Note

All stories posted in this blog have been published previously in The Star, Malaysia.

Friday, October 17, 2008

The funny side of presidential elections

THE hottest name in politics now is a comedian. That’s Tina Fey, whose impersonation of Republican Party’s vice-presidential nominee Sarah Palin is a must-watch for anyone looking for a laugh in these tough days when credit is drying up.

Fey’s name cropped up everywhere, from casual conversations to no-nonsense events such as “Politics 2008”, a TimeWarner summit co-hosted by Time and CNN earlier this week.

The Emmy Award-winning star is the latest example of the great marriage between politics and pop culture in America.

Even a video featuring Paris Hilton calling John McCain a “white hair dude” has been viewed 7.8 million times since it first appeared two months ago on www.funnyordie.com.

That’s a comedy video website which approached Hilton to respond to the Republican presidential contender who earlier ran a campaign advertisement calling Barack Obama a megacelebrity and equating him to the likes of Hilton and Britney Spears.

Politics is serious business but humour is always a winner.
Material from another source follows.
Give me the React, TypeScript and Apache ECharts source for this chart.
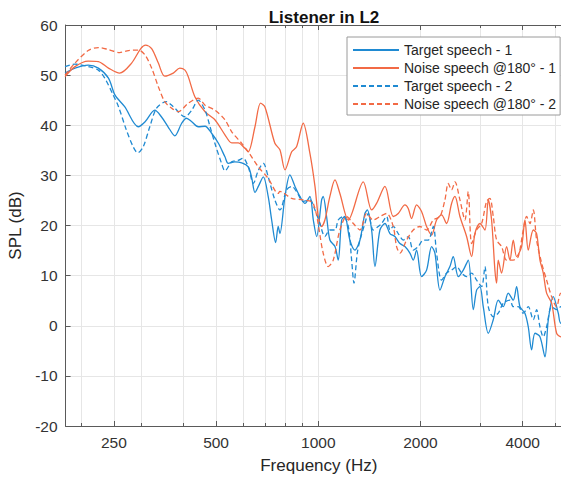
import React, { useEffect, useRef } from "react";
import * as echarts from "echarts";

// ---- Data (frequency in Hz, level in dB SPL) ----
const T1_FREQ = [179.5,192,210,225,241,252,269,295,309,330,345,361,378,396,409,424,443,464,485,508,531,543,568,595,622,636,651,666,689,712,729,749,762,771,798,825,854,883,914,945,967,989,1023,1034,1058,1082,1120,1145,1172,1198,1239,1282,1327,1372,1394,1436,1469,1519,1572,1626,1682,1740,1800,1862,1905,1948,2015,2085,2157,2206,2283,2361,2442,2498,2585,2674,2766,2862,2927,2994,3062,3168,3277,3390,3507,3628,3753,3839,3927,4062,4155,4250,4348,4498,4653,4760,4924,5094,5186,5500];
const T1_SPL = [50.4,51.4,52.0,51.4,49.4,46.0,43.7,39.7,40.7,43.0,41.7,39.7,37.9,40.4,41.4,40.7,39.7,39.8,38.4,36.4,33.7,32.4,32.7,32.5,31.7,29.7,26.6,27.8,29.7,25.8,21.1,16.6,19.8,18.4,25.8,30.1,27.8,25.8,24.4,25.8,21.1,17.8,25.1,25.8,21.8,17.1,15.8,13.1,21.1,21.8,17.1,15.1,17.1,22.4,23.1,19.1,11.8,19.1,20.4,18.4,17.8,16.4,15.8,14.5,13.1,15.1,9.8,11.1,15.8,14.5,7.1,9.8,11.8,13.8,9.8,11.1,13.1,3.2,7.1,7.8,3.8,-1.5,1.2,5.1,3.8,6.5,5.1,7.8,3.8,2.5,-0.2,-4.8,-1.5,-2.2,-6.2,1.2,5.8,2.5,0.5,0.8];

const N1_FREQ = [179.5,192,210,225,241,260,282,300,310,323,338,353,374,391,405,414,433,464,496,531,556,581,608,622,651,676,697,745,771,798,835,863,903,945,978,1000,1023,1046,1082,1120,1158,1226,1357,1436,1485,1572,1663,1720,1800,1841,1883,1948,2015,2085,2157,2231,2308,2388,2470,2527,2614,2735,2830,2894,2994,3097,3168,3240,3314,3352,3390,3467,3587,3669,3753,3839,3971,4062,4155,4299,4397,4498,4601,4706,4869,5036,5186,5500];
const N1_SPL = [49.7,51.7,52.8,52.7,51.4,50.4,52.4,55.3,56.0,55.3,52.4,49.8,50.4,51.4,51.0,49.7,45.7,42.7,41.1,38.1,36.5,36.5,35.4,34.7,39.7,44.4,43.6,36.4,35.1,31.1,34.7,35.7,40.4,34.4,27.8,21.8,19.8,21.1,25.8,29.1,26.4,21.1,28.7,23.1,24.4,27.8,21.8,22.4,24.1,23.4,21.4,24.1,22.8,19.8,18.1,21.1,22.1,20.4,24.4,25.8,21.8,17.8,13.8,18.4,20.4,19.1,25.1,21.1,11.1,8.5,13.1,10.5,15.8,13.1,17.1,13.8,15.8,21.1,15.1,19.1,18.4,13.1,10.5,6.5,4.5,-1.5,-2.2,-2.0];

const T2_FREQ = [179.5,192,210,225,235,249,258,272,285,294,305,319,334,357,374,405,424,443,464,480,496,519,531,556,581,601,622,644,666,689,712,745,771,807,835,863,903,945,978,1011,1046,1082,1120,1145,1185,1226,1254,1274,1303,1327,1372,1404,1452,1502,1537,1590,1626,1663,1720,1780,1841,1905,1970,2038,2109,2182,2231,2308,2388,2470,2556,2644,2735,2830,2927,3028,3097,3168,3277,3390,3507,3669,3753,3882,4016,4155,4299,4397,4498,4601,4706,4869,5036,5186,5500];
const T2_SPL = [51.7,52.2,51.7,51.0,49.4,46.0,43.7,39.1,35.7,34.5,35.7,39.7,43.4,44.7,43.7,41.7,43.0,45.0,43.0,39.7,36.4,32.4,30.9,32.7,33.0,33.4,31.7,28.4,31.0,32.4,29.7,25.1,23.1,27.1,27.8,26.8,24.8,25.1,23.1,20.4,17.8,19.1,19.1,21.1,21.8,19.8,13.1,8.5,14.5,17.1,20.4,22.4,19.1,19.8,20.4,21.8,19.1,19.8,18.4,17.1,17.8,15.1,15.8,17.1,17.1,19.8,14.5,9.1,10.5,11.1,11.8,10.5,9.8,10.5,9.1,7.8,11.8,3.8,1.8,2.5,4.5,5.1,3.8,3.8,2.5,3.8,1.2,3.2,-0.2,-2.2,-0.2,3.8,3.2,3.8,3.0];

const N2_FREQ = [179.5,192,210,225,241,260,276,295,309,323,338,353,370,387,414,443,464,496,531,556,595,622,666,712,762,771,835,903,967,1034,1070,1107,1158,1212,1268,1327,1388,1452,1519,1590,1663,1701,1740,1821,1905,1993,2085,2182,2283,2361,2415,2470,2527,2614,2704,2766,2830,2927,3028,3132,3204,3277,3352,3467,3587,3753,3882,4016,4108,4203,4299,4397,4549,4706,4869,5036,5186,5500];
const N2_SPL = [50.0,52.4,54.9,55.5,55.1,54.5,54.9,55.0,54.0,51.4,47.7,44.7,43.4,42.7,44.4,45.4,44.0,43.0,41.1,38.7,36.4,34.7,31.7,29.4,26.4,26.8,25.4,25.1,24.4,14.5,11.8,13.1,19.1,21.8,20.4,19.1,22.4,21.1,21.8,22.4,19.8,15.8,14.5,17.1,19.1,19.8,19.1,21.1,21.8,25.1,28.4,27.1,28.7,25.1,21.1,26.8,16.4,19.1,20.4,24.8,25.4,21.8,17.1,15.8,13.1,13.1,13.8,19.1,21.8,20.4,23.1,17.1,12.5,9.1,5.8,3.8,6.5,5.0];

const SERIES_NAMES = [
  "Target speech - 1",
  "Noise speech @180° - 1",
  "Target speech - 2",
  "Noise speech @180° - 2",
];

const MAJOR_TICKS = [250, 500, 1000, 2000, 4000];
const MINOR_TICKS = [200, 300, 400, 600, 700, 800, 900, 3000, 5000];
const X_MIN = 180.2;
const X_MAX = 5590;
const Y_MIN = -20;
const Y_MAX = 60;
const Y_STEP = 10;

const BLUE = "#1f8ad2";
const ORANGE = "#f26a45";
const FONT = "'Liberation Sans', Arial, Helvetica, sans-serif";
const AXIS_COLOR = "#5a5a5a";
const GRID_COLOR = "#e6e6e6";

function zip(f: number[], v: number[]) {
  const n = Math.min(f.length, v.length);
  const out: number[][] = [];
  for (let i = 0; i < n; i++) out.push([f[i], v[i]]);
  return out;
}

export default function App() {
  const ref = useRef<HTMLDivElement>(null);

  useEffect(() => {
    if (!ref.current) return;
    const chart = echarts.init(ref.current, undefined, { renderer: "svg" });

    const xCommon = {
      type: "log",
      logBase: 2,
      min: X_MIN,
      max: X_MAX,
      gridIndex: 0,
    };

    const mkLine = (name: string, data: number[][], color: string, dashed: boolean) => ({
      name,
      type: "line",
      data,
      xAxisIndex: 0,
      yAxisIndex: 0,
      symbol: "none",
      showSymbol: false,
      smooth: 0.3,
      clip: true,
      lineStyle: { color, width: 1.3, type: dashed ? [5, 3] : "solid" },
      itemStyle: { color },
      z: 3,
    });

    const option: any = {
      animation: false,
      backgroundColor: "#ffffff",
      title: {
        text: "Listener in L2",
        left: 319,
        top: 4,
        textAlign: "center",
        textStyle: { fontSize: 17, fontWeight: "bold", color: "#111", fontFamily: FONT },
      },
      grid: {
        left: 65.6,
        top: 25,
        width: 506.4,
        height: 401,
        containLabel: false,
        outerBoundsMode: "none",
      },
      legend: {
        orient: "vertical",
        left: 347,
        top: 37,
        padding: [6, 4, 4, 5],
        itemWidth: 46,
        itemHeight: 14,
        itemGap: 4,
        backgroundColor: "#ffffff",
        borderColor: "#9a9a9a",
        borderWidth: 1,
        borderRadius: 0,
        itemStyle: { opacity: 0 },
        textStyle: { fontSize: 14, color: "#262626", fontFamily: FONT },
        data: SERIES_NAMES,
      },
      xAxis: [
        {
          ...xCommon,
          position: "bottom",
          name: "Frequency (Hz)",
          nameLocation: "middle",
          nameGap: 31,
          nameTextStyle: { fontSize: 17, color: "#262626", fontFamily: FONT },
          axisLine: { show: true, onZero: false, lineStyle: { color: AXIS_COLOR, width: 1 } },
          axisTick: { show: true, inside: true, length: 5, customValues: MAJOR_TICKS, lineStyle: { color: AXIS_COLOR } },
          axisLabel: {
            show: true,
            customValues: MAJOR_TICKS,
            fontSize: 15.5,
            color: "#333",
            fontFamily: FONT,
            margin: 8,
            formatter: (v: number) => String(Math.round(v)),
          },
          splitLine: { show: true, lineStyle: { color: GRID_COLOR, width: 1 } },
          minorTick: { show: false },
        },
        {
          ...xCommon,
          position: "bottom",
          axisLine: { show: false, onZero: false },
          axisTick: { show: true, inside: true, length: 3, customValues: MINOR_TICKS, lineStyle: { color: AXIS_COLOR } },
          axisLabel: { show: false },
          splitLine: { show: true, lineStyle: { color: GRID_COLOR, width: 1 } },
        },
        {
          ...xCommon,
          position: "top",
          axisLine: { show: true, onZero: false, lineStyle: { color: AXIS_COLOR, width: 1 } },
          axisTick: { show: true, inside: true, length: 5, customValues: MAJOR_TICKS, lineStyle: { color: AXIS_COLOR } },
          axisLabel: { show: false },
          splitLine: { show: false },
        },
        {
          ...xCommon,
          position: "top",
          axisLine: { show: false, onZero: false },
          axisTick: { show: true, inside: true, length: 3, customValues: MINOR_TICKS, lineStyle: { color: AXIS_COLOR } },
          axisLabel: { show: false },
          splitLine: { show: false },
        },
      ],
      yAxis: [
        {
          type: "value",
          min: Y_MIN,
          max: Y_MAX,
          interval: Y_STEP,
          position: "left",
          name: "SPL (dB)",
          nameLocation: "middle",
          nameGap: 32,
          nameTextStyle: { fontSize: 17, color: "#262626", fontFamily: FONT },
          axisLine: { show: true, onZero: false, lineStyle: { color: AXIS_COLOR, width: 1 } },
          axisTick: { show: true, inside: true, length: 5, lineStyle: { color: AXIS_COLOR } },
          axisLabel: { fontSize: 15.5, color: "#333", fontFamily: FONT, margin: 8 },
          splitLine: { show: true, lineStyle: { color: GRID_COLOR, width: 1 } },
        },
      ],
      series: [
        mkLine(SERIES_NAMES[0], zip(T1_FREQ, T1_SPL), BLUE, false),
        mkLine(SERIES_NAMES[1], zip(N1_FREQ, N1_SPL), ORANGE, false),
        mkLine(SERIES_NAMES[2], zip(T2_FREQ, T2_SPL), BLUE, true),
        mkLine(SERIES_NAMES[3], zip(N2_FREQ, N2_SPL), ORANGE, true),
      ],
    };

    chart.setOption(option);
    return () => chart.dispose();
  }, []);

  return (
    <div
      ref={ref}
      style={{ position: "fixed", left: 0, top: 0, width: 561, height: 477, background: "#fff" }}
    />
  );
}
A “campaign ad” on www.bigfootnessie08.com suggested Bigfoot or Nessie for president.

“Tired of the same old attacks? The same old politics? It’s time for a change,” said the voice-over, recommending “Bigfoot. He’s eight feet tall and hairy.”

Going by its rationale, big steps require big feet and Bigfoot gets entirely what is ailing America now.

Last year’s much-talked about video was the Obama Girl, a creation of Barely Political.com about a sexy, young woman declaring her affection for the Democratic candidate.

“Our debut video, Crush on Obama, was named one of 2007’s 10 best videos by Newsweek, People Magazine, the AP and YouTube,” the site declared.

Besides Obama Girl, most Americans seem to be favouring the Illinois senator currently as he is leading in the polls with just 17 days left in the countdown to Election Day. Still, that does not really translate to joy and laughter yet for the cautious Obama supporters, especially those who are anxious about “the Bradley effect”.

That refers to Tom Bradley, the African American mayor of Los Angeles who lost the race for California governor in 1982 despite poll numbers stating that he would win handsomely.

For a more recent example, think Democratic’s John Kerry, who everyone thought would be hailed the new commander in chief in the last presidential battle in 2004.

“No one knows who is going to win this election,” wrote The New York Times columnist Bob Herbert on Tuesday.

The media, he scoffed, were too taken up by “wildly proliferating polling data that tell us basically nothing.”

Or, as Burson-Mars­tel­ler worldwide president Mark J. Penn put it: The press is so caught up covering the polls and not the policies.

“All this comes down to what the role of the press is?” he asked at the “Politics 2008” summit.

Penn, who was also the senior strategist for the Hillary Clinton presidential campaign, remarked that the press was merely focussed on “what the story of the day is.”

Presidential debates have not been much helpful, either, in providing Americans a better picture of the candidates especially their economic plans.

“The debates have been completely uninformative events,” said David H. Resler, chief economist at Nomura Securities International. Both candidates, he felt, had squandered away chances to explain to Americans about the economic meltdown, “about what’s going on, and how we got here.”

“Neither of them had stood out,” he told a briefing at the Foreign Press Centre (FPC) in New York. In that sense, he believed, it was still a tight race.

Words don’t matter much anymore, must less from the mouths of politicians. “We should probably take with a dose of salt what the candidates are saying because it doesn’t say much about how they are going to govern later,” economist Ken Goldstein said at the FPC briefing on “Presidential Campaign: The Wall Street Perspective — McCain/Obama Economic Poli­cies”.

At the end of the day, amidst financial blues, the national conversation of the common people is: Are we going to be poor?

The economic slump and the fear of job losses have pushed out other usually hot topics. When Connecticut ruled last week that gay marriages would be allowed in that state, the news caused a ripple, not a roar.

Unless a major news event happens within the next two weeks, “all the stuff that the candidates are saying now; to the people, it’s just more talk, that’s all,” said CNN analyst Jeffrey Toobin at the “Politics 2008” summit.